> [GIVEN REQUEST] Extract only the first line of the listing and every line after it up to and including the one with "10, 11, 12]". Omit the pictures.

[Start SOURCE MATERIAL]

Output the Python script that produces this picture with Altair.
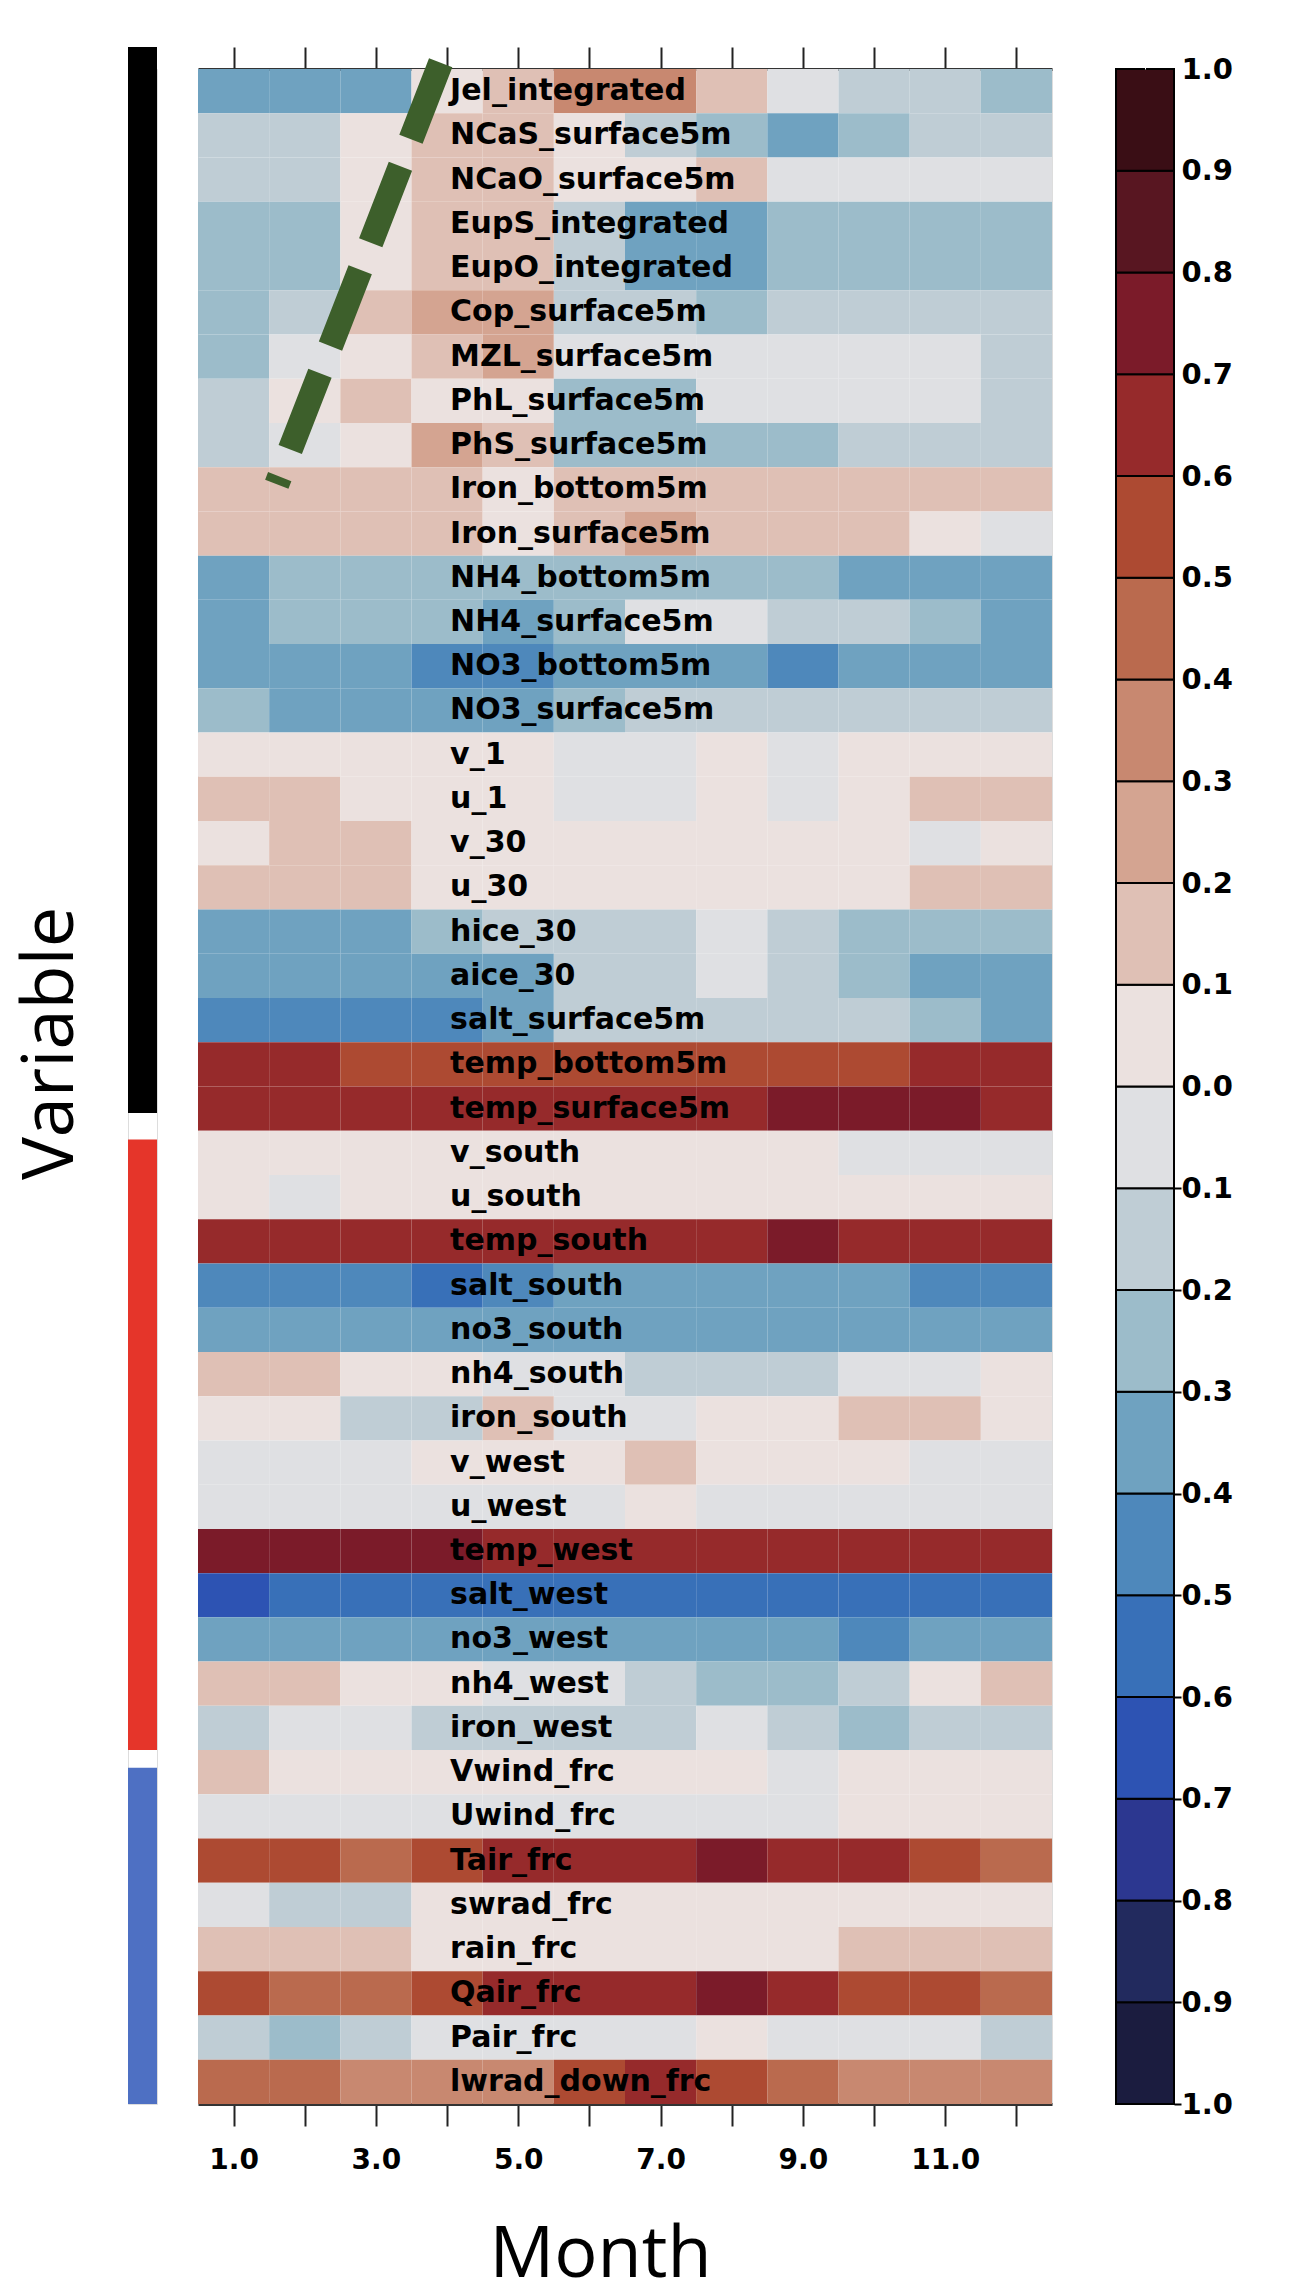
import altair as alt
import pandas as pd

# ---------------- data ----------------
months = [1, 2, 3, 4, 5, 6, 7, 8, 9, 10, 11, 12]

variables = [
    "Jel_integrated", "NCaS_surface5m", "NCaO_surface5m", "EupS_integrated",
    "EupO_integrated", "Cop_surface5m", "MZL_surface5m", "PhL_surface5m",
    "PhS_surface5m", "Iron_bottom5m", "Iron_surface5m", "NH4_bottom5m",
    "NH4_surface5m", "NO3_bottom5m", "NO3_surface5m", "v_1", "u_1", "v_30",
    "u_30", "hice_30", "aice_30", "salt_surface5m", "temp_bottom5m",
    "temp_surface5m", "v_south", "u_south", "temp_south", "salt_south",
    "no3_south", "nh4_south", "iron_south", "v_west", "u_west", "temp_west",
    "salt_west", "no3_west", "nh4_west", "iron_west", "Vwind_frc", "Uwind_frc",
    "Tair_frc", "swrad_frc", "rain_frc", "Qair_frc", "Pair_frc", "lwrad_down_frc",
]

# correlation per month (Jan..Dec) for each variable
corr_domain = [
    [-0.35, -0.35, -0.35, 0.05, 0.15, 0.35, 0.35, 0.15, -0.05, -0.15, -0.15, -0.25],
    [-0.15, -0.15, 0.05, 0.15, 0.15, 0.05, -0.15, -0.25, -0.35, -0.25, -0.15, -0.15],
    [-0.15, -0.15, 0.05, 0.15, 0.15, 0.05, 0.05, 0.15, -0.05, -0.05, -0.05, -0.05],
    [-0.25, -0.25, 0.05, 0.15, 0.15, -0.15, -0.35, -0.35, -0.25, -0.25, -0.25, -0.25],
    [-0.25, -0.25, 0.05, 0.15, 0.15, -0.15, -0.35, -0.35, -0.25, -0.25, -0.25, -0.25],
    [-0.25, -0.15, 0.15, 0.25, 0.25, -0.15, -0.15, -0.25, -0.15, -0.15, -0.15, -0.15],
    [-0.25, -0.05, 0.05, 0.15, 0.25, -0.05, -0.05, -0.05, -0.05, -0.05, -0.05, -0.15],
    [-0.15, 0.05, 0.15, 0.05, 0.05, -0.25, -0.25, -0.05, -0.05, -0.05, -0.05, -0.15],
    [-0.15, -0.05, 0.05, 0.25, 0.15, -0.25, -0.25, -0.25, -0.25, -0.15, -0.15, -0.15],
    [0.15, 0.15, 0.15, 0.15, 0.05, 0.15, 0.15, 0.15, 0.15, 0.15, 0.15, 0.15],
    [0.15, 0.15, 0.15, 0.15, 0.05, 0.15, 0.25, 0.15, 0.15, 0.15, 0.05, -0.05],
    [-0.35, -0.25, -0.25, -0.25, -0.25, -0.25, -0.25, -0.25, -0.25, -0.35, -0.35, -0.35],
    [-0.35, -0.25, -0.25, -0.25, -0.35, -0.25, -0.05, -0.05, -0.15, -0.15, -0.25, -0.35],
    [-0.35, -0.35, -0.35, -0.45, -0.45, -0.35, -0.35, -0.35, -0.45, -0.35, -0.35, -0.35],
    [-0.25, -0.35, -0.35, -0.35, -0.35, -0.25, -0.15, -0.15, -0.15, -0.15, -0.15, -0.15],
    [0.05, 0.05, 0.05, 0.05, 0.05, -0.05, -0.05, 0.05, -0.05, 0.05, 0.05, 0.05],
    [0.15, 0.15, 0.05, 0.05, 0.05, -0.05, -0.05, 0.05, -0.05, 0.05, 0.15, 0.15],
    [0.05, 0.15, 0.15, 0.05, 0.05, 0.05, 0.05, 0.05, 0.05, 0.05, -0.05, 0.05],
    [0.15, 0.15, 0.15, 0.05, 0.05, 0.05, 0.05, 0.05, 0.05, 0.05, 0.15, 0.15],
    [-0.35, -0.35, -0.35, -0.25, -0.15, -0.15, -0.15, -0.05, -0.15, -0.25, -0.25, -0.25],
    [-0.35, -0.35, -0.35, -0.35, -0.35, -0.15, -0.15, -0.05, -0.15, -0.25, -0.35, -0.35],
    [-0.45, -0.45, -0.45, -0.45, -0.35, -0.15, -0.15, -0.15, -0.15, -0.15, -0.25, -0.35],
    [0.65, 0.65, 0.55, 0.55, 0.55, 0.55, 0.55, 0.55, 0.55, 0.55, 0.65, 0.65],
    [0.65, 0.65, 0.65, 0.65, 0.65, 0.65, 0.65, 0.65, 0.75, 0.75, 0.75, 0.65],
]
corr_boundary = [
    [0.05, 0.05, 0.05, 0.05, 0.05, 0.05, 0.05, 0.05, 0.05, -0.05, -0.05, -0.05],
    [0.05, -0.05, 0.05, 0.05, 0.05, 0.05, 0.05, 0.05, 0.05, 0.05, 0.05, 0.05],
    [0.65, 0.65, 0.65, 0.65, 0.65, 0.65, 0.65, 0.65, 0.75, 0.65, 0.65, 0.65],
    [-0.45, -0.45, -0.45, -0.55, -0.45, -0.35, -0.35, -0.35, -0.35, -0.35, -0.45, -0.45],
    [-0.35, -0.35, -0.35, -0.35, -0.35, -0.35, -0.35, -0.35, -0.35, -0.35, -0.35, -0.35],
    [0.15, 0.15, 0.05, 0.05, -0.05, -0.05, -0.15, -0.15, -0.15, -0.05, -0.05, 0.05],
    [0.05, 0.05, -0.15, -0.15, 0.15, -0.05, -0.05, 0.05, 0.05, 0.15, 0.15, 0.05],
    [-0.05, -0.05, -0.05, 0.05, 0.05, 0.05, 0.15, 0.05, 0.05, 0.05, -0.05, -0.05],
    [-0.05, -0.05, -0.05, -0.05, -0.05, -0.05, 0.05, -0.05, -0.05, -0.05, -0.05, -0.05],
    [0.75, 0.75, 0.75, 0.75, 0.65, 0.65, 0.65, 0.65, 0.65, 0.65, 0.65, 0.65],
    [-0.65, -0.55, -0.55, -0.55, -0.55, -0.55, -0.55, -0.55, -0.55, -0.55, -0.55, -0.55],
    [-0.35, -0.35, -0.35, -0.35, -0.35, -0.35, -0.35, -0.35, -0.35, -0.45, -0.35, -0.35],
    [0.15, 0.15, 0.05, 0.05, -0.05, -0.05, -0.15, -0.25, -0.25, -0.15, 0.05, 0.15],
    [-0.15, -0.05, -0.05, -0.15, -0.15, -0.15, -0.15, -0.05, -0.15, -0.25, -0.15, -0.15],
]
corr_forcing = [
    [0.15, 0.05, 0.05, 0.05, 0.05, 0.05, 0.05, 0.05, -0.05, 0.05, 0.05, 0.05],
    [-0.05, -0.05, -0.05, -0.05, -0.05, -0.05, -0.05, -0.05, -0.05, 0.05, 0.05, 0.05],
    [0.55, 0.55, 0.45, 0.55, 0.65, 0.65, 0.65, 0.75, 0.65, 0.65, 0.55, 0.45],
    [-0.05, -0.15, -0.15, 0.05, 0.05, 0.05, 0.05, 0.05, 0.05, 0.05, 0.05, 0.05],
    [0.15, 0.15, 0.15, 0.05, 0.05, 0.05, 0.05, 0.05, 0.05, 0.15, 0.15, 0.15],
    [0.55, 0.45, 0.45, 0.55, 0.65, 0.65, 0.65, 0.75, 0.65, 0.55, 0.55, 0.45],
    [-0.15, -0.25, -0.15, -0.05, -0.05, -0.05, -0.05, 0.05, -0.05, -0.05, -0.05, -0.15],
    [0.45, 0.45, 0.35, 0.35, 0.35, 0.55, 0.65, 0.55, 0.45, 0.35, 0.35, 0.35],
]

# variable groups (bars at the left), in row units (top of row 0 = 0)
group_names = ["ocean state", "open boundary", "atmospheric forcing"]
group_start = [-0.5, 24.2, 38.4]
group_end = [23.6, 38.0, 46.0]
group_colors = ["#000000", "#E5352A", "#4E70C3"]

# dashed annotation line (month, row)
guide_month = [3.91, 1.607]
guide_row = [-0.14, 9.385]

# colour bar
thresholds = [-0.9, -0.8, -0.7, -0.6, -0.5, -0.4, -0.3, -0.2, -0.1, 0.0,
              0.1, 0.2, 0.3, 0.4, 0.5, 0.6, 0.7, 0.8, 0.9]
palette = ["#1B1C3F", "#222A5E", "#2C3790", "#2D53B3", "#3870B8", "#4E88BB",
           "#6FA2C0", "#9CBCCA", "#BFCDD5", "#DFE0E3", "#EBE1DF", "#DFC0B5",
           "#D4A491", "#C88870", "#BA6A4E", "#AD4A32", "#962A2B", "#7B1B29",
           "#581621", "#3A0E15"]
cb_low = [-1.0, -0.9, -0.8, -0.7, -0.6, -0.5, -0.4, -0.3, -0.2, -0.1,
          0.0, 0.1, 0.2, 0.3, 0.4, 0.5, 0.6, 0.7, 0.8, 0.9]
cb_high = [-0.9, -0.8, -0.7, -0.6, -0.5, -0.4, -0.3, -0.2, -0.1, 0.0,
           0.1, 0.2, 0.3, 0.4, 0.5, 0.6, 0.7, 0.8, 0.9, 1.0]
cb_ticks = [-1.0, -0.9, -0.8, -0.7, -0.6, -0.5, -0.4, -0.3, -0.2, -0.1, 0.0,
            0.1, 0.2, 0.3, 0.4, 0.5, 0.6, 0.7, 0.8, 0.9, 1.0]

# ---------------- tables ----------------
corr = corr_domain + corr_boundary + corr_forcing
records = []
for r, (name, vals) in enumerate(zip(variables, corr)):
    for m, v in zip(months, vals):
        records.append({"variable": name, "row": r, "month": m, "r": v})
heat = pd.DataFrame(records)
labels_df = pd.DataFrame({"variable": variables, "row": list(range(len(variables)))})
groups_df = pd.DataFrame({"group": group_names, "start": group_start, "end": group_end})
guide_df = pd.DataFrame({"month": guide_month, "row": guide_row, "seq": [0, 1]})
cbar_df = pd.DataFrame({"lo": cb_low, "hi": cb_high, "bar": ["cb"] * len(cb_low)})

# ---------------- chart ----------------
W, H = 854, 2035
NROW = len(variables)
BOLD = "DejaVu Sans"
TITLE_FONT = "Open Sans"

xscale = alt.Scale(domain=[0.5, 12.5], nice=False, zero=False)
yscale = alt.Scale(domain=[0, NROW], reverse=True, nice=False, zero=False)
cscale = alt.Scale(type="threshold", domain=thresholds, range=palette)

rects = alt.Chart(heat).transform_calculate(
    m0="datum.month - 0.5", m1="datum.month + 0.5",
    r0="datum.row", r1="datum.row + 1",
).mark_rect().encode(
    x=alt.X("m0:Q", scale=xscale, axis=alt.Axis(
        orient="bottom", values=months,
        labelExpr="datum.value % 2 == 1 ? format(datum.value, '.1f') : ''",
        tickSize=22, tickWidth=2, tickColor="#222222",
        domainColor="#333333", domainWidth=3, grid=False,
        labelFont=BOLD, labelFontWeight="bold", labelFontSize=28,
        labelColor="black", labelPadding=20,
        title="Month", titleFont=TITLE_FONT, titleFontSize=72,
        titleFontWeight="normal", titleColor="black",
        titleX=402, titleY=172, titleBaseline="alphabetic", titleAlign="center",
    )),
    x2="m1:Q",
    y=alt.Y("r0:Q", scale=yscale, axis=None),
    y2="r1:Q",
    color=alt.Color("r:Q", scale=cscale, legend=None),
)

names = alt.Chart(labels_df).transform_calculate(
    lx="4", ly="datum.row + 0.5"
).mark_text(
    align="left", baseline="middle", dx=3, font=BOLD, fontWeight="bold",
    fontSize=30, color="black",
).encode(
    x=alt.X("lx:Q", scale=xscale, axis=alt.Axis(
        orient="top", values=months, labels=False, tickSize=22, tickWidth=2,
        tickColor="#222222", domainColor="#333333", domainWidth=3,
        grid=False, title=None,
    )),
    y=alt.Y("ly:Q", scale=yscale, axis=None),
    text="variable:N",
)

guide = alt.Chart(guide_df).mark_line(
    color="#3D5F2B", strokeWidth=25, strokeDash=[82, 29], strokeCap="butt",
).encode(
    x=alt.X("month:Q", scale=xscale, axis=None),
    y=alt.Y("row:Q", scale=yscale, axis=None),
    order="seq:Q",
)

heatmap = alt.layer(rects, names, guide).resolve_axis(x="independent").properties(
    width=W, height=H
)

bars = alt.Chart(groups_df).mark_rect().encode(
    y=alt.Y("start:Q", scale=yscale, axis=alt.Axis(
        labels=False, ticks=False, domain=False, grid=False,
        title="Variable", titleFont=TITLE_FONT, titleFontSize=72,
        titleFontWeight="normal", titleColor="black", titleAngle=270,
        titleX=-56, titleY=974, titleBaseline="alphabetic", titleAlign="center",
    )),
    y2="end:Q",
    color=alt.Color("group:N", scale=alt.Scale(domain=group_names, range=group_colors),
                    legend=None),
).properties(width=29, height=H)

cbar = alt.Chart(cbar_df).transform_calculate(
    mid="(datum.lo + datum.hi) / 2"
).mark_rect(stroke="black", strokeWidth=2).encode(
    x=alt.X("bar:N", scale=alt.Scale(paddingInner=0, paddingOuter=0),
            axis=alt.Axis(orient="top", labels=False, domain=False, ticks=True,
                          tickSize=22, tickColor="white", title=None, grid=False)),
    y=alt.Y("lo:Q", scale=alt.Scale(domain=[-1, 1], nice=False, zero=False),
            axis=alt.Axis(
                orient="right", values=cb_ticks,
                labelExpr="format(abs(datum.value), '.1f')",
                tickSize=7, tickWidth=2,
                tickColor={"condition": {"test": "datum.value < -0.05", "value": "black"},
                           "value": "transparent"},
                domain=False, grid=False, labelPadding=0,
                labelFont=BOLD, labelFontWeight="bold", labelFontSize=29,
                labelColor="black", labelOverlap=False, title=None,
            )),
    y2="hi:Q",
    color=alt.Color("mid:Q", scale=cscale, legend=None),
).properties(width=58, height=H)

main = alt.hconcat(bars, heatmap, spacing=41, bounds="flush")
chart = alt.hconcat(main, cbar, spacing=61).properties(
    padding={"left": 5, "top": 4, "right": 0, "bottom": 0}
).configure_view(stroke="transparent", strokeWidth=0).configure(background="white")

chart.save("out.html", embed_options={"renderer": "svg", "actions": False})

[End SOURCE MATERIAL]

> [FULL OUTPUT]
Output the Python script that produces this picture with Altair.
import altair as alt
import pandas as pd

# ---------------- data ----------------
months = [1, 2, 3, 4, 5, 6, 7, 8, 9, 10, 11, 12]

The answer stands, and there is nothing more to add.